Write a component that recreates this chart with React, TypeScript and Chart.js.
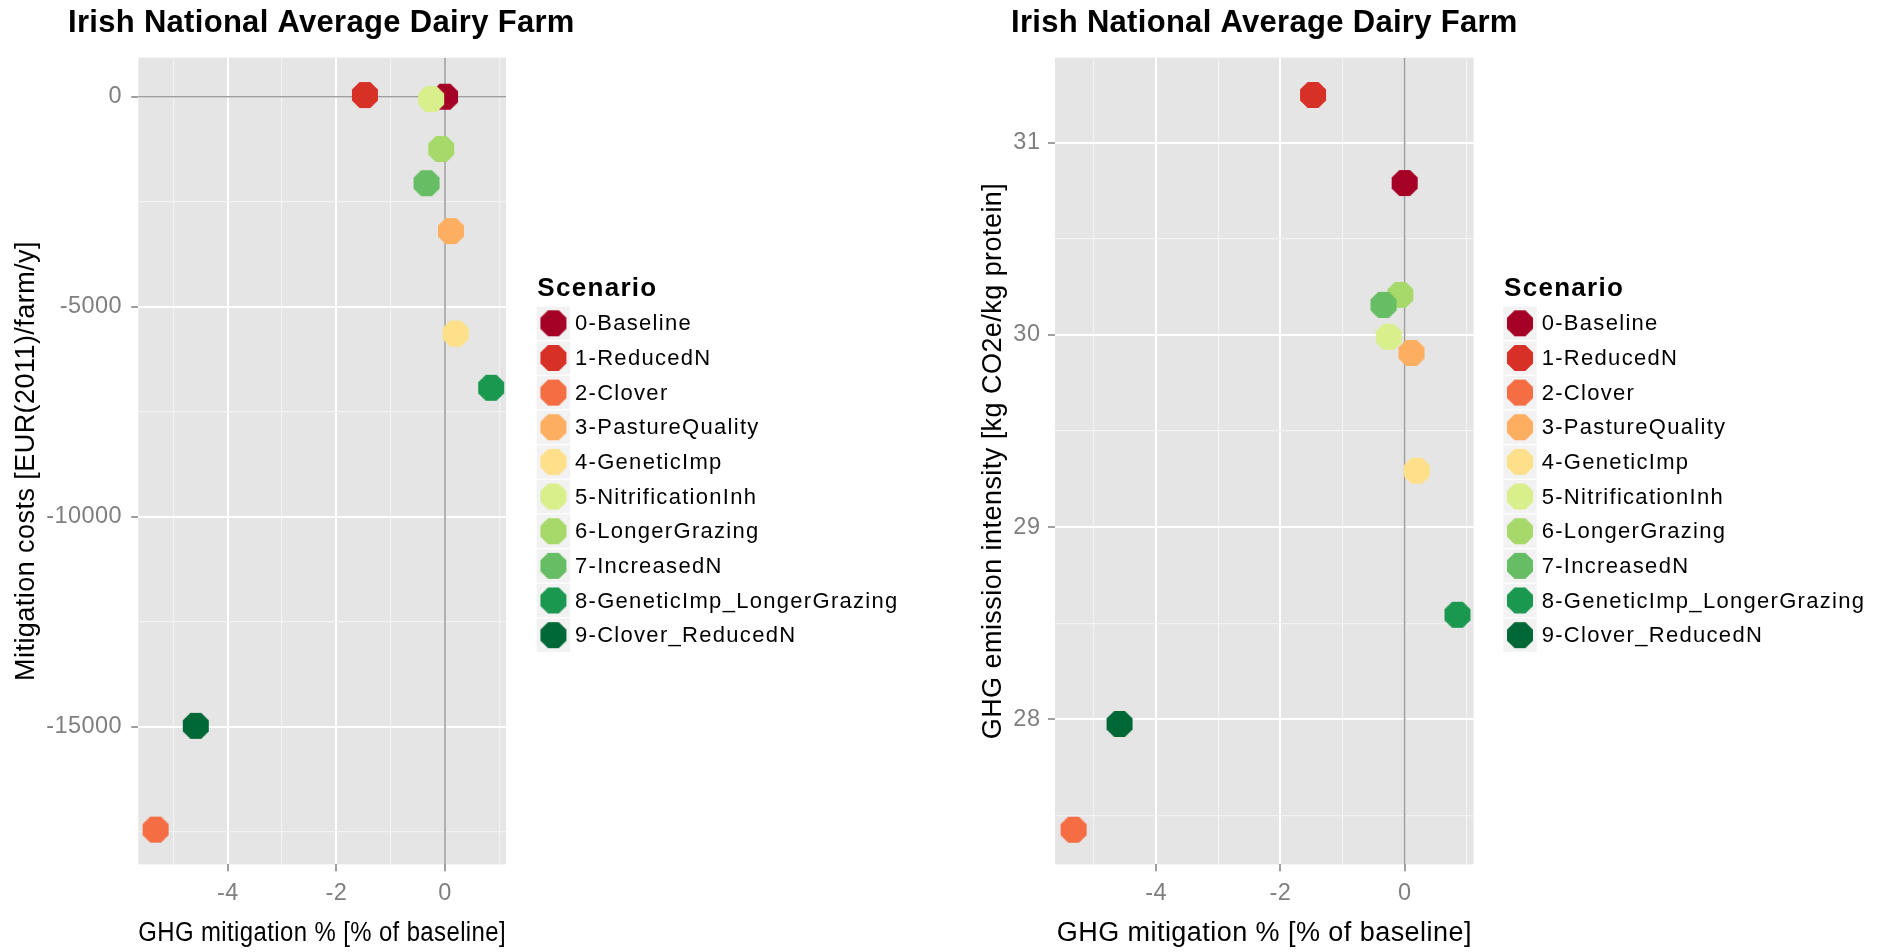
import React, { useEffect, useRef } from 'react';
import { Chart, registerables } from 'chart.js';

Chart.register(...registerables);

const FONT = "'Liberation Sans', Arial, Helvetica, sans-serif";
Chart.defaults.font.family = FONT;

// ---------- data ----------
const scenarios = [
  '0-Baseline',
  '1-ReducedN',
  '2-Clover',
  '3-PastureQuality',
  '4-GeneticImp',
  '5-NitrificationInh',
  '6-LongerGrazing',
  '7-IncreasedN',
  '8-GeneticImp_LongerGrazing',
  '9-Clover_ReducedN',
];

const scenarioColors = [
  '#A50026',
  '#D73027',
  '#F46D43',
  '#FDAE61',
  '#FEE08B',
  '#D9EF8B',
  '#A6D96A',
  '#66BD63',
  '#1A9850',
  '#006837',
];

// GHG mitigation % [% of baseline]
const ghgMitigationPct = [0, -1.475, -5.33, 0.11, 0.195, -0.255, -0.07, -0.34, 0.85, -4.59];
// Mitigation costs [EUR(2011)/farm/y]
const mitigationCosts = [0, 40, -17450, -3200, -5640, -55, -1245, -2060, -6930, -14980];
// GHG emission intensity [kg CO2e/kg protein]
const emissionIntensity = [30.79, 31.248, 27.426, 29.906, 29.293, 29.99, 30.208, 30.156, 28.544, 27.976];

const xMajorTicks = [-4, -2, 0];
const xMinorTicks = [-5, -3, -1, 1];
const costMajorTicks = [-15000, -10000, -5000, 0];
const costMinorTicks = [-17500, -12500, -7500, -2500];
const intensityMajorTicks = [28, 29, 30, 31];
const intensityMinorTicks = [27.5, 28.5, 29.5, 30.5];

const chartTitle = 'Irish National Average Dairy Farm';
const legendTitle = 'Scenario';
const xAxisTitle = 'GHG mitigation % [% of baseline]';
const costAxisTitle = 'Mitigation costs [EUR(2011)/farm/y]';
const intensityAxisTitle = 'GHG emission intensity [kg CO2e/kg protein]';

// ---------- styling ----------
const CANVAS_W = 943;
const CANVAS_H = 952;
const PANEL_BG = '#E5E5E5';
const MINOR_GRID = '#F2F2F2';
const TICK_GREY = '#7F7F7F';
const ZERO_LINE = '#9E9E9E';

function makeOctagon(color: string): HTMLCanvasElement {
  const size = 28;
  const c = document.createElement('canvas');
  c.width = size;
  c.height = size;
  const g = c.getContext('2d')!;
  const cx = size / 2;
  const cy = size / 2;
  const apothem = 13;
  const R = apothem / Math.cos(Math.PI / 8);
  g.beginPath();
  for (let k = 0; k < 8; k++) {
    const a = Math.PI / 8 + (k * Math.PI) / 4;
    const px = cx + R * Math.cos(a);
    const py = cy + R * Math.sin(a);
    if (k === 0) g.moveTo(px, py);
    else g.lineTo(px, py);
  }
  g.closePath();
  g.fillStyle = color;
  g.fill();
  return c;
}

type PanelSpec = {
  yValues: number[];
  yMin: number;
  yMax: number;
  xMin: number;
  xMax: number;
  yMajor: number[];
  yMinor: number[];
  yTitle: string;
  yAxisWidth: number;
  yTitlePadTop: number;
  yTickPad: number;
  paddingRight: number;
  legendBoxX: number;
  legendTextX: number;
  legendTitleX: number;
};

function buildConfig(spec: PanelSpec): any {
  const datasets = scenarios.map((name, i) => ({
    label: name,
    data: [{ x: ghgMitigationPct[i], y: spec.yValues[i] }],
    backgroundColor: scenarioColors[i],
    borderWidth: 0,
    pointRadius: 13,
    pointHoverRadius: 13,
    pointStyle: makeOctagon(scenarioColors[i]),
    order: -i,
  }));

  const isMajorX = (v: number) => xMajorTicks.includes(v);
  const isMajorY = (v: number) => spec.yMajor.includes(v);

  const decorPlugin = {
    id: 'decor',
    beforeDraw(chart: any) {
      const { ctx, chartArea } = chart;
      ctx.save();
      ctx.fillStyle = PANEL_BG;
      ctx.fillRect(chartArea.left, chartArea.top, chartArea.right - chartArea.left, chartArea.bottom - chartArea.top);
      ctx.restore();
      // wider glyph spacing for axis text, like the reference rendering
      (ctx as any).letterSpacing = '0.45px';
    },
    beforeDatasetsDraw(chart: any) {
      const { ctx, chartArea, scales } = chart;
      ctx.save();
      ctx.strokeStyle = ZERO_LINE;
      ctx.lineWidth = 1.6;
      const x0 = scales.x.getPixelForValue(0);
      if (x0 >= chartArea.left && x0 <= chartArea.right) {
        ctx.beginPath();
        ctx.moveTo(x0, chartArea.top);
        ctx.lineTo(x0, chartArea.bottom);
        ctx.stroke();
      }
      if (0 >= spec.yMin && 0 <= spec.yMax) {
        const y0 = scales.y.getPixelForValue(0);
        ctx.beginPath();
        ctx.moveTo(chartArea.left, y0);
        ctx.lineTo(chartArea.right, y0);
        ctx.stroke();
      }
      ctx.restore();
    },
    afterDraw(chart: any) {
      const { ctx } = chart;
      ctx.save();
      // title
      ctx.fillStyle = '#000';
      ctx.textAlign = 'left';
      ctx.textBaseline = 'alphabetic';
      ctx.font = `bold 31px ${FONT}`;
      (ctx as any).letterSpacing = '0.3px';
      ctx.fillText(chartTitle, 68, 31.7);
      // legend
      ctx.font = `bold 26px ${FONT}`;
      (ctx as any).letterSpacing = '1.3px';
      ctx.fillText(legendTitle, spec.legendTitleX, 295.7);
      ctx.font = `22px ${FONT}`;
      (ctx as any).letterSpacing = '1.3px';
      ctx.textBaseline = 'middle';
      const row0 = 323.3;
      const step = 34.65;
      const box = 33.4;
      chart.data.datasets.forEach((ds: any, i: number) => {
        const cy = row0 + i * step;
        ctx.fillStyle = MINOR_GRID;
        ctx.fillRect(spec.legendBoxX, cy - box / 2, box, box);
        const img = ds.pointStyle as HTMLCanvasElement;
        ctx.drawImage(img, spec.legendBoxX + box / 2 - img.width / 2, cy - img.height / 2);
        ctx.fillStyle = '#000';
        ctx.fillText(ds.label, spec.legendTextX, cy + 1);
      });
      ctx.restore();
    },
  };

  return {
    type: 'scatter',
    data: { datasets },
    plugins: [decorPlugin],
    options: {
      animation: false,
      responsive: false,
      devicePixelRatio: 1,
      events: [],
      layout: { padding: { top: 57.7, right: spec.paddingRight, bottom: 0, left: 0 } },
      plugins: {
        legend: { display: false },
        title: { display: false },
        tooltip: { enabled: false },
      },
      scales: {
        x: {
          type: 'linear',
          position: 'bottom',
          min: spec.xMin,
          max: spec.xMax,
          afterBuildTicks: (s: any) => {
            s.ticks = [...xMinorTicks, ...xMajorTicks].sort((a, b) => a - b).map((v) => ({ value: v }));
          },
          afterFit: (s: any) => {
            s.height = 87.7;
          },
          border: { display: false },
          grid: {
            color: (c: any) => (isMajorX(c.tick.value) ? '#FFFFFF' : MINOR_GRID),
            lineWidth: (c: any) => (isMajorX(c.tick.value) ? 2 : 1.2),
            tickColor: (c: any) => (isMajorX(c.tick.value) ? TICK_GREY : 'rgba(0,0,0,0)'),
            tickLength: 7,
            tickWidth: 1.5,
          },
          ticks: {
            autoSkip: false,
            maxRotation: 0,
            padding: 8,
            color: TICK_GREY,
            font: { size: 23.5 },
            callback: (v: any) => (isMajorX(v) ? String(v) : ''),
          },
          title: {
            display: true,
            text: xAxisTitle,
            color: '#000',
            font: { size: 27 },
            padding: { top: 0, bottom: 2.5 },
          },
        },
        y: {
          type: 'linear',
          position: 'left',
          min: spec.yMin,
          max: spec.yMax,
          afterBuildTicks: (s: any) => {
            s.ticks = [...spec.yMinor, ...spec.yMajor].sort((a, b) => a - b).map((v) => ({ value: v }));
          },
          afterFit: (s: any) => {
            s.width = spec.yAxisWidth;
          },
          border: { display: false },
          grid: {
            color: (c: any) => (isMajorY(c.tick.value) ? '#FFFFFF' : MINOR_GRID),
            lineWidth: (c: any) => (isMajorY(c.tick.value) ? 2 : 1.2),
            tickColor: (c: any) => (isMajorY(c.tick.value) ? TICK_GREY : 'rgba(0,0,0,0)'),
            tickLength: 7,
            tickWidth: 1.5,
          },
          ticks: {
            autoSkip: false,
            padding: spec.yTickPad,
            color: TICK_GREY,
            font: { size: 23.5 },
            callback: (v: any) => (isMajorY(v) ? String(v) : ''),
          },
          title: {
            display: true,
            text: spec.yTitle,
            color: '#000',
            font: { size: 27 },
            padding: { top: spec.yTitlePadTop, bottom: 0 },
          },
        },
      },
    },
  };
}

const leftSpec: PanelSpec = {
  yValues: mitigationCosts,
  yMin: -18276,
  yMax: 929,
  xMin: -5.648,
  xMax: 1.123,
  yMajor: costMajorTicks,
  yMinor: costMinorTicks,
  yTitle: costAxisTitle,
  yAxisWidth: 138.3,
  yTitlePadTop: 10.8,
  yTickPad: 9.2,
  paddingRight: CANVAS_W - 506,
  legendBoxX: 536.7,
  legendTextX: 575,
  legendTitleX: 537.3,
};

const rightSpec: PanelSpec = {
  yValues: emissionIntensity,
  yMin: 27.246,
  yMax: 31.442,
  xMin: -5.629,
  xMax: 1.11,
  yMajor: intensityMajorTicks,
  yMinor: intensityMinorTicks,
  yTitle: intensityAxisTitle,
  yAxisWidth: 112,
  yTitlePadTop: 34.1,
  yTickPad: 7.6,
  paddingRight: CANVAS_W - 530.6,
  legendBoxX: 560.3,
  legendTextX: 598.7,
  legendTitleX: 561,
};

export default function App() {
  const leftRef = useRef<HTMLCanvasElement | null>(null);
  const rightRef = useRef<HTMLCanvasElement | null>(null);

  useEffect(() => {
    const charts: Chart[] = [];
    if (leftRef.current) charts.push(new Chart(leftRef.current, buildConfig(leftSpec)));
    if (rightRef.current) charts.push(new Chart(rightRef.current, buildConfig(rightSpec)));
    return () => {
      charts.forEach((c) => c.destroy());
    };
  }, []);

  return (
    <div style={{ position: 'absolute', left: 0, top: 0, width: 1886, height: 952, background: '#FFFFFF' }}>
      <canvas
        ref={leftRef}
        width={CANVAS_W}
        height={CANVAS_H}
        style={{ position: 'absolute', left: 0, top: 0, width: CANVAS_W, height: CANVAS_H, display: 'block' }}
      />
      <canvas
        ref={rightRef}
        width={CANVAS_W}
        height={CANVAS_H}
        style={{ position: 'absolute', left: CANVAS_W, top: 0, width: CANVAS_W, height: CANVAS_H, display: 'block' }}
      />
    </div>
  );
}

● **Required task**:
Quote, exactly and only, the lines from the first line of the data above through the line containing "Chart.defaults.font.family = FONT;". The pictures do not belong in it.

● **Expected answer**:
Write a component that recreates this chart with React, TypeScript and Chart.js.
import React, { useEffect, useRef } from 'react';
import { Chart, registerables } from 'chart.js';

Chart.register(...registerables);

const FONT = "'Liberation Sans', Arial, Helvetica, sans-serif";
Chart.defaults.font.family = FONT;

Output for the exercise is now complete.